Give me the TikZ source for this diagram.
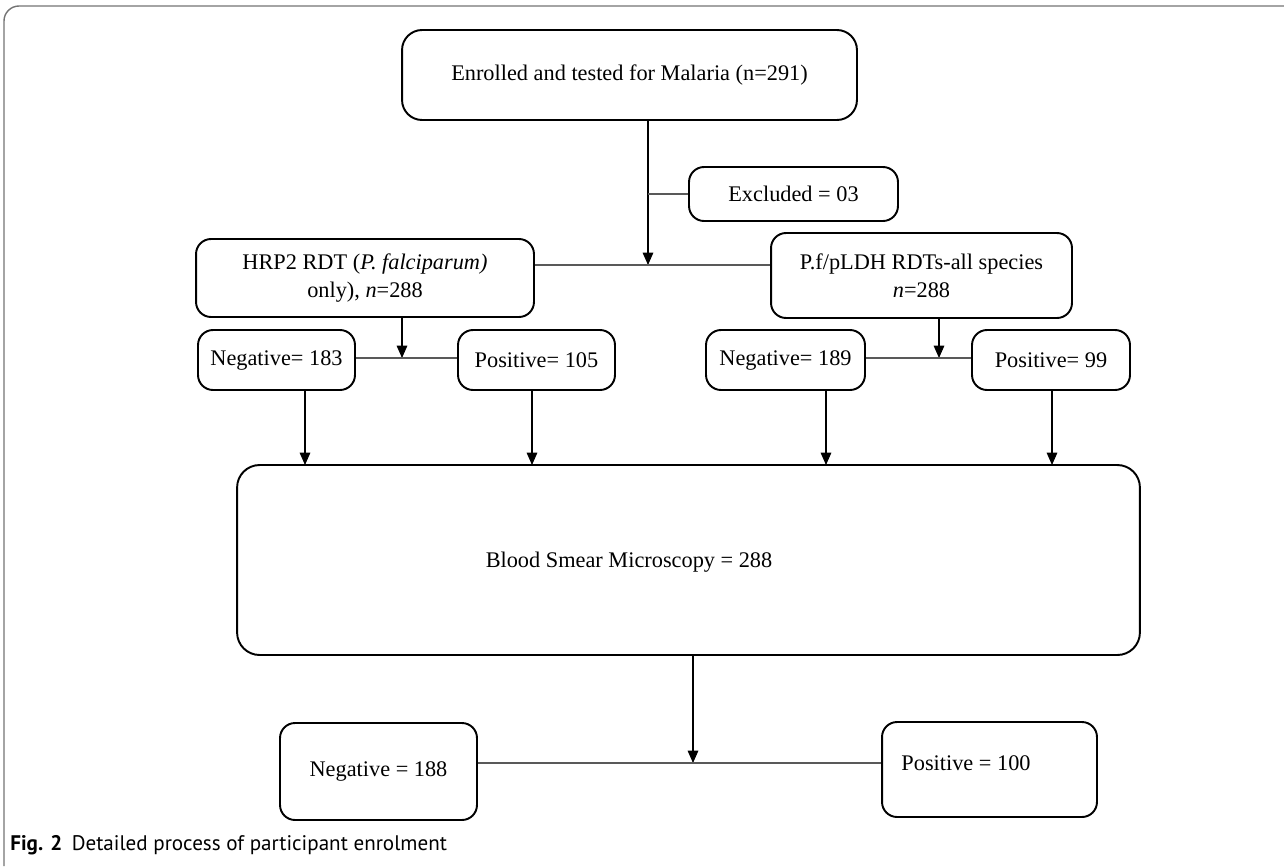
\documentclass[tikz,border=0pt]{standalone}
\usepackage{fontspec}
\setmainfont{Liberation Serif}
\newfontfamily\captionfont{PT Sans}
\usetikzlibrary{arrows.meta}

\begin{document}
\begin{tikzpicture}[x=0.02cm, y=-0.02cm,
		box/.style={draw, line width=1.1pt, rounded corners=0.3cm, align=center, inner sep=0pt, font=\fontsize{12.7}{16}\selectfont},
		txt/.style={inner sep=0pt, font=\fontsize{12.7}{16}\selectfont},
		link/.style={line width=0.6pt, black!65},
		flow/.style={line width=0.6pt, -{Triangle[length=7pt,width=6pt]}},
		frame/.style={line width=0.8pt, black!55, rounded corners=0.3cm}
		]
		
		% Parameters
		\def\mainx{648}
		\def\rowy{358}
		
		\useasboundingbox (0,0) rectangle (1284,866);
		
		% Draw the outer frame
		\draw[frame] (4,866) -- (4,6) -- (1284,6);
		
		% Draw the top boxes
		\node[box, minimum width=9.1cm, minimum height=1.8cm, rounded corners=0.4cm] (enrol) at (629.5,75) {Enrolled and tested for Malaria (n=291)};
		\node[box, minimum width=4.18cm, minimum height=1.08cm] (excl) at (793.5,194) {Excluded = 03};
		\node[box, minimum width=6.76cm, minimum height=1.56cm] (hrp) at (365,278) {HRP2 RDT (\textit{P. falciparum)}\\only), \textit{n}=288};
		\node[box, minimum width=6.02cm, minimum height=1.7cm] (pf) at (921.5,275.5) {P.f/pLDH RDTs-all species\\\textit{n}=288};
		
		% Draw the result boxes
		\node[box, minimum width=3.14cm, minimum height=1.2cm] (negA) at (276.5,360) {Negative= 183};
		\node[box, minimum width=3.14cm, minimum height=1.2cm] (posA) at (536.5,360) {Positive= 105};
		\node[box, minimum width=3.18cm, minimum height=1.2cm] (negB) at (785.5,360) {Negative= 189};
		\node[box, minimum width=3.16cm, minimum height=1.2cm] (posB) at (1051,360) {Positive= 99};
		
		% Draw the microscopy box
		\node[box, minimum width=18.06cm, minimum height=3.8cm, rounded corners=0.45cm] (blood) at (688.5,560) {};
		\node[txt] (bloodtxt) at (629,562) {Blood Smear Microscopy = 288};
		
		% Draw the final boxes
		\node[box, minimum width=3.94cm, minimum height=1.94cm] (negC) at (378.5,771.5) {Negative = 188};
		\node[box, minimum width=4.3cm, minimum height=1.9cm] (posC) at (989.5,769.5) {};
		\node[txt] (posCtxt) at (966,763) {Positive = 100};
		
		% Joints and entry points
		\coordinate (j0) at (\mainx,265);
		\coordinate (j1) at (402,\rowy);
		\coordinate (j2) at (939,\rowy);
		\coordinate (j3) at (693,763);
		\coordinate (in1) at (305,465);
		\coordinate (in2) at (532,465);
		\coordinate (in3) at (826,465);
		\coordinate (in4) at (1052,465);
		
		% Connect top part
		\draw[flow] (enrol.south -| j0) -- (j0);
		\draw[link] (excl.west) -- (excl.west -| j0);
		\draw[link] (hrp.east |- j0) -- (pf.west |- j0);
		
		% Connect RDT results
		\draw[flow] (hrp.south -| j1) -- (j1);
		\draw[link] (negA.east |- j1) -- (posA.west |- j1);
		\draw[flow] (pf.south -| j2) -- (j2);
		\draw[link] (negB.east |- j2) -- (posB.west |- j2);
		
		% Arrows into microscopy
		\draw[flow] (negA.south -| in1) -- (in1);
		\draw[flow] (posA.south -| in2) -- (in2);
		\draw[flow] (negB.south -| in3) -- (in3);
		\draw[flow] (posB.south -| in4) -- (in4);
		
		% Connect microscopy results
		\draw[flow] (blood.south -| j3) -- (j3);
		\draw[link] (negC.east |- j3) -- (posC.west |- j3);
		
		% Caption
		\node[anchor=west, inner sep=0pt, font=\captionfont\fontsize{12}{14}\selectfont] (caption) at (10,845) {\textbf{Fig. 2}\hspace{0.45em}Detailed process of participant enrolment};
		
	\end{tikzpicture}
\end{document}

▶ REQUIRED TASK
Copy nothing but the lines from the top of the data down to the line containing "(0,0) rectangle (1284,866);", and leave the pictures out.

▶ FINAL RESULT
Give me the TikZ source for this diagram.
\documentclass[tikz,border=0pt]{standalone}
\usepackage{fontspec}
\setmainfont{Liberation Serif}
\newfontfamily\captionfont{PT Sans}
\usetikzlibrary{arrows.meta}

\begin{document}
\begin{tikzpicture}[x=0.02cm, y=-0.02cm,
		box/.style={draw, line width=1.1pt, rounded corners=0.3cm, align=center, inner sep=0pt, font=\fontsize{12.7}{16}\selectfont},
		txt/.style={inner sep=0pt, font=\fontsize{12.7}{16}\selectfont},
		link/.style={line width=0.6pt, black!65},
		flow/.style={line width=0.6pt, -{Triangle[length=7pt,width=6pt]}},
		frame/.style={line width=0.8pt, black!55, rounded corners=0.3cm}
		]
		
		% Parameters
		\def\mainx{648}
		\def\rowy{358}
		
		\useasboundingbox (0,0) rectangle (1284,866);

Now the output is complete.